【「羅生門」評論】映画の新たな可能性を世界に知らしめた光と影の映像美、鬼気迫る名演
2020年5月12日 19:00
[映画.com ニュース] 新型コロナウイルスの影響により、多くの新作映画が公開延期となり、映画ファンの鑑賞機会は減るばかりです。映画.comでは、「映画.comオールタイム・ベスト」(https://eiga.com/alltime-best/)に選ばれた、ネットですぐ見られる作品の評論を毎週お届けいたします。今回は「羅生門」です。
韓国のポン・ジュノ監督「パラサイト 半地下の家族」が、第92回アカデミー賞で作品賞はじめ4冠に輝くという歴史的な快挙を成し遂げたのが今年2月。ポン・ジュノという名前、韓国映画のクオリティの高さを世界に、そしてハリウッドの映画人に知らしめた。アジア映画として初の快挙であり、アジア映画史の新しい局面を切り開いた。

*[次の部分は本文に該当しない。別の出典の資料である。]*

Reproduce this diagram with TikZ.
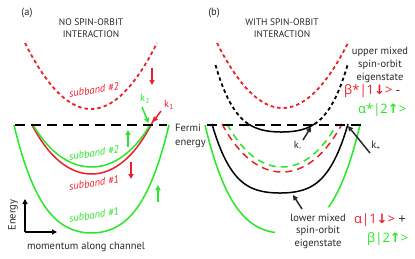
\documentclass[tikz,border=0pt]{standalone}
\usepackage{fontspec}
\setmainfont{PT Sans}
\newfontfamily\grk{Open Sans}
\newfontfamily\dvs{DejaVu Sans}
\usetikzlibrary{arrows.meta}
\definecolor{grn}{RGB}{40,230,40}
\definecolor{rd}{RGB}{237,30,45}
\definecolor{txt}{RGB}{40,40,40}
\newcommand{\dn}{{\dvs\bfseries ↓}}
\newcommand{\up}{{\dvs\bfseries ↑}}
\begin{document}
\begin{tikzpicture}[x=1pt,y=-1pt,
  declare function={ush(\u,\w)=\w*\u*\u+(1-\w)*\u*\u*\u*\u;},
  curve/.style={line width=1.5pt},
  dotline/.style={line width=1.8pt, dash pattern=on 3.5pt off 3pt},
  dashline/.style={line width=1.5pt, dash pattern=on 7pt off 5pt},
  fermi/.style={line width=2pt, dash pattern=on 10pt off 6pt},
  arr/.style={line width=1.5pt, -{Triangle[length=5pt,width=5pt]}},
  lbl/.style={font=\fontsize{10.5}{13}\selectfont, text=txt, inner sep=0pt},
  ttl/.style={font=\fontsize{9.5}{12}\selectfont, text=txt, inner sep=0pt, align=center},
  sublbl/.style={font=\fontsize{10.5}{11}\selectfont\itshape, rotate=8, inner sep=0pt},
  state/.style={font=\fontsize{13}{15}\selectfont\grk, inner sep=0pt, anchor=west}
]
\useasboundingbox (0,0) rectangle (415,258);

% ---------- panel (a) ----------
\node[lbl] (pa) at (27,13) {(a)};
\node[ttl] (ta) at (91,28) {NO SPIN-ORBIT\\INTERACTION};

\draw[rd, dotline] plot[domain=-66:66, samples=60] ({91+\x},{109-66*ush(\x/66,1)});
\draw[grn, curve] plot[domain=-77.5:77.5, samples=80] ({91.5+\x},{233-108*ush(\x/77.5,0.5)});
\draw[rd, curve] plot[domain=-59.5:63.5, samples=70] ({91.5+\x},{174-49*ush(\x/59.5,0.85)});
\draw[grn, curve] plot[domain=-58.5:58.5, samples=70] ({91.5+\x},{167-42*ush(\x/58.5,0.85)});

\coordinate (fa1) at (15,124.5);
\coordinate (fa2) at (167,124.5);
\draw[fermi] (fa1) -- (fa2);

\node[sublbl, rd] (s2r) at (94,90) {subband \#2};
\node[sublbl, grn] (s2g) at (94,153) {subband \#2};
\node[sublbl, rd] (s1r) at (94,183) {subband \#1};
\node[sublbl, grn] (s1g) at (94,215) {subband \#1};

% spin arrows
\coordinate (r1a) at (152,68);  \coordinate (r1b) at (152,85);
\coordinate (g1a) at (128,147); \coordinate (g1b) at (128,130);
\coordinate (r2a) at (131,162); \coordinate (r2b) at (131,179);
\coordinate (g2a) at (158,202); \coordinate (g2b) at (158,185);
\draw[arr, rd] (r1a) -- (r1b);
\draw[arr, grn] (g1a) -- (g1b);
\draw[arr, rd] (r2a) -- (r2b);
\draw[arr, grn] (g2a) -- (g2b);

% k labels
\node[lbl, grn] (k2) at (145,99) {k\textsubscript{2}};
\node[lbl, rd] (k1) at (169,105) {k\textsubscript{1}};
\coordinate (k2a) at (142,107); \coordinate (k2b) at (148.5,123);
\coordinate (k1a) at (161,111); \coordinate (k1b) at (153,122);
\draw[arr, grn] (k2a) -- (k2b);
\draw[arr, rd] (k1a) -- (k1b);

\node[lbl, anchor=west, align=left, font=\fontsize{10.5}{14}\selectfont] (fe) at (175,136) {Fermi\\energy};

% axes
\coordinate (o) at (25,232);
\coordinate (ey) at (25,199);
\coordinate (ex) at (57,232);
\draw[arr, black] (o) -- (ey);
\draw[arr, black] (o) -- (ex);
\node[lbl, rotate=90] (en) at (13,215) {Energy};
\node[lbl] (mo) at (86,247) {momentum along channel};

% ---------- panel (b) ----------
\node[lbl] (pb) at (214,13) {(b)};
\node[ttl] (tb) at (282,28) {WITH SPIN-ORBIT\\INTERACTION};

\draw[rd, dotline] plot[domain=-65.5:65.5, samples=60] ({282.5+\x},{108-65*ush(\x/65.5,1)});
\draw[black, dotline] plot[domain=-66:-33, samples=30] ({281.5+\x},{132-67*ush(\x/66,0.3)});
\draw[black, curve] plot[domain=-33:33, samples=30] ({281.5+\x},{132-67*ush(\x/66,0.3)});
\draw[black, dotline] plot[domain=33:66, samples=30] ({281.5+\x},{132-67*ush(\x/66,0.3)});
\draw[rd, dashline] plot[domain=-60:60, samples=70] ({282+\x},{172-48*ush(\x/60,0.85)});
\draw[grn, dashline] plot[domain=-55:55, samples=70] ({282+\x},{167-43*ush(\x/55,0.85)});
\draw[black, curve] plot[domain=-68:68, samples=80] ({280+\x},{193-69*ush(\x/68,0.3)});
\draw[grn, curve] plot[domain=-77.5:-7.5, samples=50] ({282.5+\x},{233-108*ush(\x/77.5,0.5)});
\draw[grn, curve] plot[domain=46:77.5, samples=30] ({282.5+\x},{233-108*ush(\x/77.5,0.5)});

\coordinate (fb1) at (207,124.5);
\coordinate (fb2) at (362,124.5);
\draw[fermi] (fb1) -- (fb2);

\node[lbl, align=center] (um) at (380,65) {upper mixed\\spin-orbit\\eigenstate};
\node[state] (st1) at (344,91) {\color{rd}β*|1\dn>\ \color{txt}-};
\node[state] (st2) at (358,110) {\color{grn}α*|2\up>};

\node[lbl, align=center, font=\fontsize{10.5}{12.5}\selectfont] (lm) at (318,231) {lower mixed\\spin-orbit\\eigenstate};
\node[state] (st3) at (354,220) {\color{rd}α|1\dn>\ \color{txt}+};
\node[state] (st4) at (367,239) {\color{grn}β|2\up>};

\node[lbl] (km) at (298,146) {k\textsubscript{-}};
\node[lbl] (kp) at (376,146) {k\textsubscript{+}};
\coordinate (kma) at (303,140); \coordinate (kmb) at (311,127);
\coordinate (kpa) at (370,153); \coordinate (kpb) at (348,126);
\coordinate (lma) at (302,209); \coordinate (lmb) at (293,195);
\draw[arr, txt] (kma) -- (kmb);
\draw[arr, txt] (kpa) -- (kpb);
\draw[arr, txt] (lma) -- (lmb);
\end{tikzpicture}
\end{document}
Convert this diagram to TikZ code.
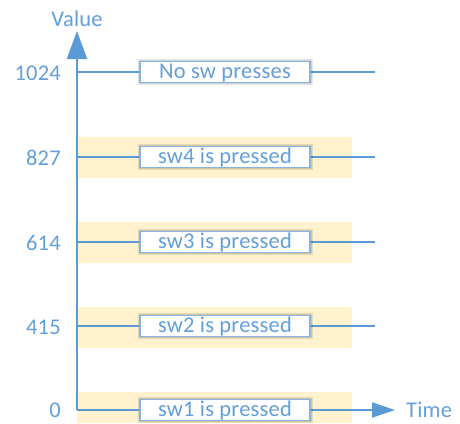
\documentclass[tikz,border=0pt]{standalone}
\usepackage{fontspec}
\setmainfont{Carlito}[LetterSpace=1]
\usetikzlibrary{arrows.meta}
\definecolor{lblue}{HTML}{5B9BD5}
\definecolor{tblue}{HTML}{639FD9}
\definecolor{bandcol}{HTML}{FFF2CC}
\definecolor{bbord}{HTML}{86B4E2}
\begin{document}
\begin{tikzpicture}[x=1pt,y=-1pt,
  font=\fontsize{22.5}{26}\selectfont,
  axisline/.style={draw=lblue, line width=2pt},
  valbox/.style={draw=bbord, line width=1.4pt, fill=white, minimum width=170pt,
    minimum height=21pt, inner sep=0pt, text height=15pt, text depth=2pt, text=tblue,
    preaction={draw=black, draw opacity=0.10, line width=5pt},
    preaction={draw=black, draw opacity=0.08, line width=3pt}},
  ylab/.style={anchor=base east, text=tblue, inner sep=0pt},
  band/.style={fill=bandcol}
]
\useasboundingbox (0,0) rectangle (460,423);
% bands
\fill[band] (77,137) rectangle (352,178);
\fill[band] (77,222) rectangle (352,263);
\fill[band] (77,307) rectangle (352,348);
\fill[band] (77,392) rectangle (352,423);
% axes
\coordinate (o) at (77,410);
\coordinate (ytop) at (77,31);
\coordinate (xend) at (395,410);
\draw[axisline, -{Triangle[width=20pt,length=28pt]}] (o) -- (ytop);
\draw[axisline, -{Triangle[width=15pt,length=23pt]}] (o) -- (xend);
\node[anchor=base, text=tblue, inner sep=0pt] (vlab) at (77,26) {Value};
\node[anchor=base west, text=tblue, inner sep=0pt] (tlab) at (406,417) {Time};
% levels
\foreach \v/\y in {1024/72, 827/157, 614/242, 415/326}{
  \coordinate (s\v) at (77,\y);
  \coordinate (e\v) at (375,\y);
  \draw[axisline] (s\v) -- (e\v);
}
\node[ylab] (l1024) at (61,80) {1024};
\node[ylab] (l827) at (61,165) {827};
\node[ylab] (l614) at (61,250) {614};
\node[ylab] (l415) at (61,334) {415};
\node[ylab] (l0) at (61,417) {0};
\node[valbox] (b1024) at (225,72) {No sw presses};
\node[valbox] (b827) at (225,157) {sw4 is pressed};
\node[valbox] (b614) at (225,242) {sw3 is pressed};
\node[valbox] (b415) at (225,326) {sw2 is pressed};
\node[valbox] (b0) at (225,410) {sw1 is pressed};
\end{tikzpicture}
\end{document}
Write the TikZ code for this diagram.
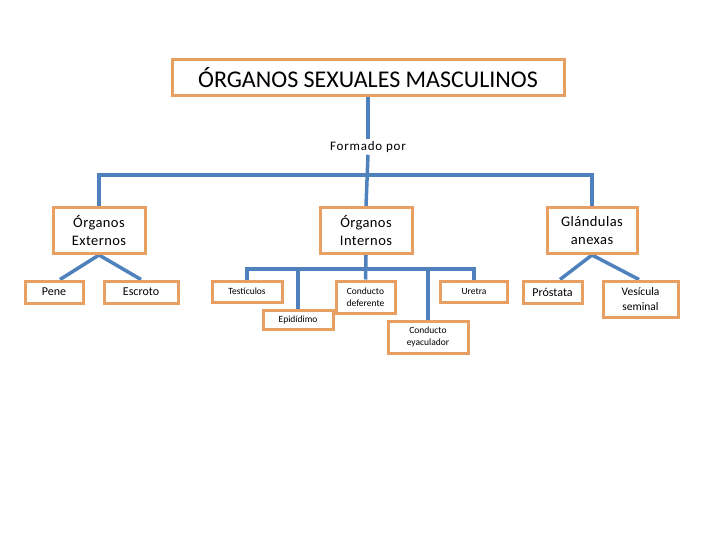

しかし今から約70年前。世界にクロサワの名前を、日本映画の存在を知らしめた歴史的作品がある。日本映画として初めて第12回ベネチア国際映画祭でグランプリの金獅子賞を受賞し、第24回アカデミー賞名誉外国語映画賞を受賞した黒澤明監督の「羅生門」(1950)だ。この受賞から吉村公三郎監督「源氏物語」(1951)、溝口健二監督「雨月物語」(1953)、衣笠貞之助監督「地獄門」(1953)など、日本映画が次々と海外映画祭で評価されていった。
映画ファンであれば、黒澤明、「羅生門」のことは知っていると思うが、もしかしたら10代、20代の世代は未見の方が多いのではないか。モノクロの時代劇というだけで、これまで見ることを先送りにしてきた方は、この機会に是非確認して欲しい。「パラサイト」の70年も前に、アジアの映画が世界から評価されるきっかけとなった一本で、その後の世界の映画人に影響を与えた。
原作は芥川龍之介の短編「藪の中」。時は平安時代の乱世、都にほど近い山中で侍夫婦が盗賊に襲われ、夫の侍が殺される。やがて盗賊は捕われるが、盗賊と侍の妻、目撃者らの食い違う証言がそれぞれの視点から描かれる。見栄や虚栄のための嘘により、人間のエゴイズムがあぶり出され、黒澤監督と橋本忍による脚本がこの世の真実とは何かを追求している。
さらに、この映画の見所は物語構造とともに、その映像美と役者たちの演技にある。豪雨の中に浮き立つ荒廃した羅生門の造形美から始まり、盗賊、侍とその妻の森の中での立ち回りシーンの迫力、語り部となる杣(そま)売りと旅法師らの羅生門下でのやり取りなどすべてが印象深い。夏の森の中の光と影のコントラストの中で、盗賊を演じた三船敏郎の力強くも滑稽な野性味が繰り返される証言シーンを牽引し、侍の妻を演じた京マチ子が女性の内なる強さや妖艶さを見事に表現。木漏れ日の光に照らし出される表情が美しさを増し、モノクロの映画でありながら色彩を感じさせる。自然光を生かし、静と動を使い分けたカメラワークにより、風、雨、太陽の熱を捉えた宮川一夫の画期的な撮影も必見だ。
また森雅之が演じる侍の高貴さが対比となり、美しい妻の前で追いやられた男の無念さ、自我を浮き立たせ、志村喬が演じる杣売りらをこの世の藪の中へと引きずり込んでいく。役者たちの目の表情に圧倒されるに違いない。そしてラストの解釈は、この映画を見た者のエゴイズムが問われることになるだろう。